This processor is used for creating a decision tree out of the given dataset.
Note: Changed machine learning algorithm implementations in Spark 3 may slightly change results compared to Spark 2.
Different classification methods
The goal behind decision trees is always to find the best split for each node of the tree. But measuring the "goodness" of a given split is a subjective question so, in practice, different metrics are used for evaluating splits. One commonly used metric is the Entropy. Another common metric is the Gini impurity.
Further Information about decision trees can be found in the following link.
The processor requires an input that contains at least one categorical column which will be the subject of our classification.
The Decision Tree Classification Processor can provide two different outputs:
- A decision tree: this tree can be accessed through the decision tree classification processor under the "Results". It can also be downloaded in XML format.
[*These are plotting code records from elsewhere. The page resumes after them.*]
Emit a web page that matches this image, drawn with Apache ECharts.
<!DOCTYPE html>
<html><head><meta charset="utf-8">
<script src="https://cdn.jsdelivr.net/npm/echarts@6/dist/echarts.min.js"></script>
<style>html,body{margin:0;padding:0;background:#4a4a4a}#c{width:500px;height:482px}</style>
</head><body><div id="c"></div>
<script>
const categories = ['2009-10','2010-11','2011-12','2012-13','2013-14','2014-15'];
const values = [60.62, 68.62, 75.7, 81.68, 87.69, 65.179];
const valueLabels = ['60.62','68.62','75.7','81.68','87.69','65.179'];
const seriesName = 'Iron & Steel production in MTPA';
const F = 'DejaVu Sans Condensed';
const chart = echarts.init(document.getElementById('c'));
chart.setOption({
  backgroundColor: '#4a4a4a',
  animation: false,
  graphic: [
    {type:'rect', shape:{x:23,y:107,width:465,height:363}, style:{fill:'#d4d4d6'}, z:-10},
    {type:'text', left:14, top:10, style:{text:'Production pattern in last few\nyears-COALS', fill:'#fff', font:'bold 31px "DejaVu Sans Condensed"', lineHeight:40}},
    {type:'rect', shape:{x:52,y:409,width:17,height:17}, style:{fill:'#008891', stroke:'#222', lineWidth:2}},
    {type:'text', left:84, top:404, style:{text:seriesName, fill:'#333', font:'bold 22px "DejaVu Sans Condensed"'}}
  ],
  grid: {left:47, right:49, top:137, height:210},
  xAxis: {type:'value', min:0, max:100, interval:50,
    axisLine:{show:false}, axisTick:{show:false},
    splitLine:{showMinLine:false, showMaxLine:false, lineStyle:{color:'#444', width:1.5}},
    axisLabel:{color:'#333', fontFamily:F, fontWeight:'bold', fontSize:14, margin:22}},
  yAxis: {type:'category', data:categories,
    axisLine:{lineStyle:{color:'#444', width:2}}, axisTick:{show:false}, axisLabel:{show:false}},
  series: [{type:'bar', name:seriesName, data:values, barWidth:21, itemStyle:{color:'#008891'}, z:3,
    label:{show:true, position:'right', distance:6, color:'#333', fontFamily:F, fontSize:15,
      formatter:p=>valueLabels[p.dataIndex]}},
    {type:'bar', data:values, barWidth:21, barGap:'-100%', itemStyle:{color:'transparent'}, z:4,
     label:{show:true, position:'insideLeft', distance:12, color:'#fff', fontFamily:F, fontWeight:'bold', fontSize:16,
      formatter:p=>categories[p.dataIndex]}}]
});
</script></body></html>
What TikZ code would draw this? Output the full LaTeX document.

- A probability table: a table presenting the predicted value along with the different probabilities. It can be viewed via the result table linked to the processor's output.
In this example, the input dataset represents information about train passengers (Name, Class, Age...). The goal is to build a decision tree that predicts the passenger's sex using the fare column.
The maximum depth here is set to 2 to provide a better visualization of the result tree. Needless to say, a higher depth value gives a better prediction (more splits).
Note that we are using the GINI Impurity in this example. Using the Entropy impurity will have the same configuration.
Note that in the result table, the fare values 15.9 and 15.58 are predicted to belong to female passengers. The same result can be interpreted by the given tree, as the third leaf (values between 15.3729 and 17.04999999..) is assigned the female prediction.